START
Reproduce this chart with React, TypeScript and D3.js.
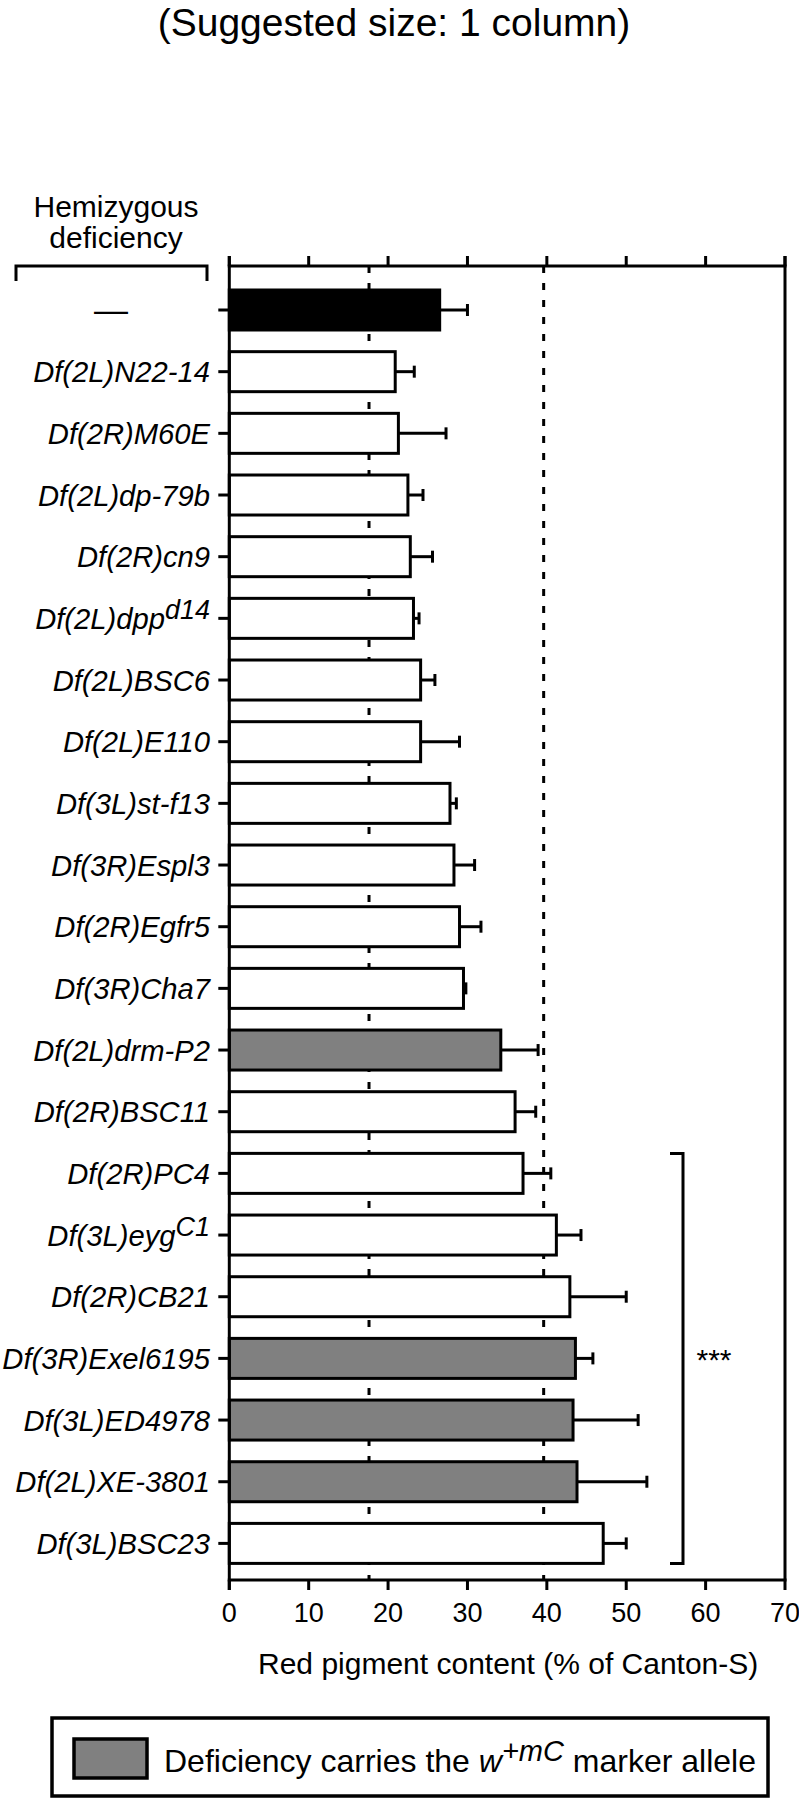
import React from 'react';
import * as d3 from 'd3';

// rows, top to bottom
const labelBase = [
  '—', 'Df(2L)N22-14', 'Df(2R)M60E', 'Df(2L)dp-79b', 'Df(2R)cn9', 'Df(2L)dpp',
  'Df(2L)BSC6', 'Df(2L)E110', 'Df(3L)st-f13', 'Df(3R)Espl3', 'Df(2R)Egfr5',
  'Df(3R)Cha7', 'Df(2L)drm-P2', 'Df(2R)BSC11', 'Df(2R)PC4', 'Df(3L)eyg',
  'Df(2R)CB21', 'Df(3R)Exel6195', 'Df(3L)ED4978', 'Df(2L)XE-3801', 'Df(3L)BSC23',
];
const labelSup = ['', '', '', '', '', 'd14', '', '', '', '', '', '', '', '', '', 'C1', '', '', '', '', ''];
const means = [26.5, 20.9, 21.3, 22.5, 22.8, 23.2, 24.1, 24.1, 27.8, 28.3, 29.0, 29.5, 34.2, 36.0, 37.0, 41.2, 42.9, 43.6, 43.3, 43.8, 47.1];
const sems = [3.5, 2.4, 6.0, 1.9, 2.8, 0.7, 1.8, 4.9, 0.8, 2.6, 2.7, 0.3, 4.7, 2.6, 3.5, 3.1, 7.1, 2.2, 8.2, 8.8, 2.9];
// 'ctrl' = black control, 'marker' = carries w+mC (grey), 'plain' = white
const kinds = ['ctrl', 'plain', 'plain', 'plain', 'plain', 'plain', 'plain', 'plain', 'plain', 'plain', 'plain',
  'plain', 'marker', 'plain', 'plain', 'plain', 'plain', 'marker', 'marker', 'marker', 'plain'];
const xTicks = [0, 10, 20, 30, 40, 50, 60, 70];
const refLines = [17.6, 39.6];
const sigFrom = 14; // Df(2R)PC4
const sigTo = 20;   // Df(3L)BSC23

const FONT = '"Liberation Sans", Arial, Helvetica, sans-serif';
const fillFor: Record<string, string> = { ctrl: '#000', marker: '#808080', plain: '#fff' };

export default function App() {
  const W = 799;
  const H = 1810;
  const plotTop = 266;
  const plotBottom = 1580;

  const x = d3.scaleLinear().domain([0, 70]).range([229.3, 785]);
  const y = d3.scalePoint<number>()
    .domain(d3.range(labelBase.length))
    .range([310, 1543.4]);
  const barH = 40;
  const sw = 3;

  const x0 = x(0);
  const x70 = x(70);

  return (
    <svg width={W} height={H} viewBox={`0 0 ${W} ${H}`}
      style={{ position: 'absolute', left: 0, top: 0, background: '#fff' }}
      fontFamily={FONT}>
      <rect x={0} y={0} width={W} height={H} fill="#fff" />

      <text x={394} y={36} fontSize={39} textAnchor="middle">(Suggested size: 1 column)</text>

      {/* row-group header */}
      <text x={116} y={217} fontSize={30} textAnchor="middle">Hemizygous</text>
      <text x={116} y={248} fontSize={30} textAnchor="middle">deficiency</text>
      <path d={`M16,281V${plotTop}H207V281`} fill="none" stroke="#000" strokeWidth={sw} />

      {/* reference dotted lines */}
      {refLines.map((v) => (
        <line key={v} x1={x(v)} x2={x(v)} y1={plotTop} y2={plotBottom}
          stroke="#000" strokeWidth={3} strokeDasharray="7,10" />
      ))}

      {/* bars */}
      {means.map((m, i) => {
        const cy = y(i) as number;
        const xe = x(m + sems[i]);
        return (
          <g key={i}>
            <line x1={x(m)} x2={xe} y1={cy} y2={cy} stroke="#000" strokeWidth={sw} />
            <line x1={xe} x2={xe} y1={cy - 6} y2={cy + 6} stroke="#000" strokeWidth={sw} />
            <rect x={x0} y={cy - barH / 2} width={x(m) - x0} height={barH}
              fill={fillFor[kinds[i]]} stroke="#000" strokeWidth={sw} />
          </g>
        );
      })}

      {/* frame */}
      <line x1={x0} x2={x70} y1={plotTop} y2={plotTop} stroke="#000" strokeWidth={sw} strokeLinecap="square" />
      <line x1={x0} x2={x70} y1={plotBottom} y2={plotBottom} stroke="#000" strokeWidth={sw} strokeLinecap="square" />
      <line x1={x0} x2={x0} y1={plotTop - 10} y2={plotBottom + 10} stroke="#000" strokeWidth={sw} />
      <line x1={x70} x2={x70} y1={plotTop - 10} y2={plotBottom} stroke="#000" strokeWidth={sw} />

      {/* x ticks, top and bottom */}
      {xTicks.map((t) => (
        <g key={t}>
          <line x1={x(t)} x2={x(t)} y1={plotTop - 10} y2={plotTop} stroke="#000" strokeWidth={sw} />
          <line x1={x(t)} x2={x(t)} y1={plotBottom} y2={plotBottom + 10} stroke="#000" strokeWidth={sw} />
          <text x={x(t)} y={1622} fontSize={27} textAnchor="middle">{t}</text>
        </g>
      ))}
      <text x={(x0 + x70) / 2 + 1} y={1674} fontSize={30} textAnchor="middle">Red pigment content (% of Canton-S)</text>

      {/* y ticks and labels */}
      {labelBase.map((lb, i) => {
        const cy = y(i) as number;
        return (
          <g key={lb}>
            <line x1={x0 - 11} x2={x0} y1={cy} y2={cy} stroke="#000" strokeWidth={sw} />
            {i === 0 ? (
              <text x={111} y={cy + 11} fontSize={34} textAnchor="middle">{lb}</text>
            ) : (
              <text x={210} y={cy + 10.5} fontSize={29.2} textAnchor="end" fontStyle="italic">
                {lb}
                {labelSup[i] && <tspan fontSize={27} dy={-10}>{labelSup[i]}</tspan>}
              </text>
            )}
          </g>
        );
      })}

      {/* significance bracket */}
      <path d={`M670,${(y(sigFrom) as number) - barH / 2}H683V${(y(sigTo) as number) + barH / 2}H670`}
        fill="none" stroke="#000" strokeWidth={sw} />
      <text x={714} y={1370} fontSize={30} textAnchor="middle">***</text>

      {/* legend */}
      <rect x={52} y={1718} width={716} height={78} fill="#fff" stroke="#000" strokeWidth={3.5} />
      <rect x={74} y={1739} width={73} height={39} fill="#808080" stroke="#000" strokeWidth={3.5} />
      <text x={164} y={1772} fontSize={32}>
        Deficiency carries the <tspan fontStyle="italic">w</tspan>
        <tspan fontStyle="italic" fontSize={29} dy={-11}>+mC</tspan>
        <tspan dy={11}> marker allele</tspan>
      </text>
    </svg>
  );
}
END
- _Written instruction_
Return each line of the data that contains the string "React".

- _The reply_
Reproduce this chart with React, TypeScript and D3.js.
import React from 'react';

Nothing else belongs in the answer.